Con este motivo tuvieron lugar, a principios de marzo, actos y manifestaciones en homenaje a las víctimas de aquel infausto día y contra la opresión que afecta a la mujer.
Una de las consignas coreadas en una de esa movilizaciones fue: “se va acabar, se va acabar, esa costumbre de pegar”, ese gravísimo flagelo reactualizado por el caso Monzón ¿Cruzada anti-masculina, entonces? No creo, sin embargo, que el problema deba abordarse de esta manera. Tenemos que esforzarnos por interpretar la causa de la violencia contra la mujer (¡y contra el niño!) que se producen cotidianamente. La expresión más alta de la violencia es el crimen, el cual aparece en los albores mismos de la humanidad. Si hemos de dar crédito a los investigadores como Morgan, Engels y otros estudiosos de las comunidades primitivas, es posible encontrar muy tempranamente las primeras manifestaciones de violencia, debido al medio natural hostil en que se desenvolvió el hombre primitivo.

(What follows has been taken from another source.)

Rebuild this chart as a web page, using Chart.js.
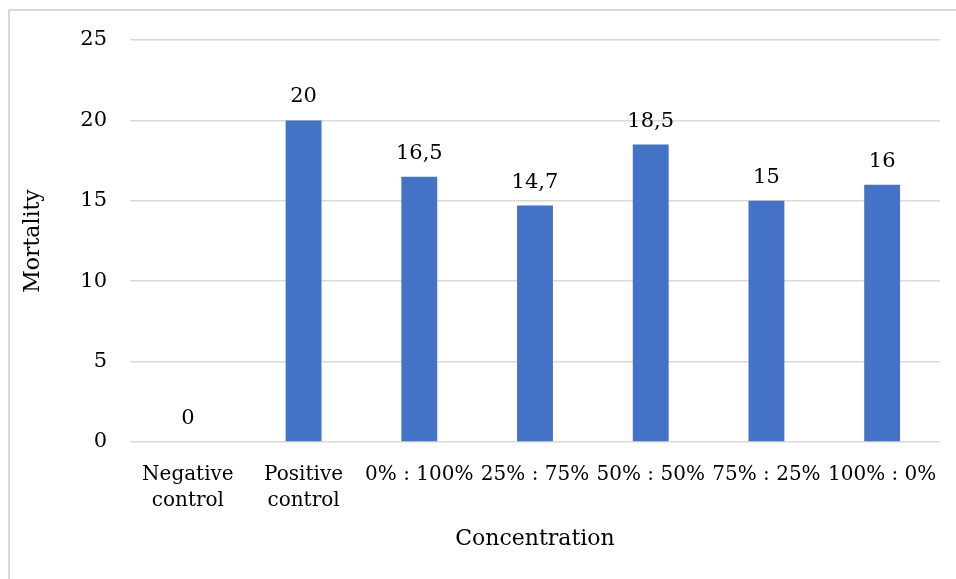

Pero la violencia institucionalizada, y junto con ella el sometimiento de la mujer, hace su aparición mucho más tarde, cuando la sociedad se divide en clases. Al decir de Engels: “El primer antagonismo de clase que apareció en la historia coincide con el antagonismo entre el hombre y la mujer en la monogamia; y la primera opresión de clases, con la del sexo femenino por el masculino. La monogamia (matrimonio único) surge de la acumulación de la riqueza en una mano, de la necesidad, [como dice Engels] de traspasar esas riquezas a los hijos de ese hombre y a ningún otro” (“Origen de la familia…”) Morgan dice: “Fue el desarrollo de la propiedad y el deseo de que fuese transmitida a sus hijos lo que hizo de fuerza motriz para introducir la monogamia” (“Origen de la civilización”). Quiere decir entonces que los antagonismos entre el hombre y la mujer tienen un origen económico y no es ningún modo innato a la diferencia de sexos. Para cambiar esta situación hay que modificar las condiciones sociales de la vida humana. Si en lugar de la propiedad privada que permite la acumulación de riquezas en pocas manos, con la desigualdad consiguiente, socializamos esas riquezas, habremos eliminado uno de los principales factores de la opresión. Esta es la primera cuestión.
En segundo lugar, los actos de violencia que nos sacuden a diario tienen sus raíces en un orden social y político que no podría sobrevivir ni un instante sin el auxilio de la violencia.
El Estado es antes que nada una organización concentrada de la violencia, que permite a una clase explotar a la otra. De sus filas e instituciones salen los culpables de los crímenes más atroces contra los oprimidos; ¡y también los jueces que los absuelven. Esto alcanza para explicar a los “monzones” que con fama y dinero tienen la impunidad prácticamente asegurada. Si el Querubín de la muerte, Alfredo Astiz, es ascendido y liberado después de estar imputado en los asesinatos de Azucena Villaflor, las monjas francesas y la Hagelin; lo de Monzón es una cuenta más en el largo rosario de crímenes efectuados al amparo del Estado burgués.
La liberación de la mujer no puede ser concebida a expensas del hombre, sino en la lucha en común por el derrocamiento de la burguesía y la destrucción del Estado burgués, como tránsito necesario a la abolición de los antagonismos de clase y de todos los derivados de él. La mujer revolucionaria se inspira en el legado histórico de una Juana Azurduy, una Flora Tristán, una Rosa Luxemburgo, nuestras Madres y las millones que tomaron por asalto los castillos de Versalles, los palacios de Invierno, y los cuarteles de un Batista o un Somoza.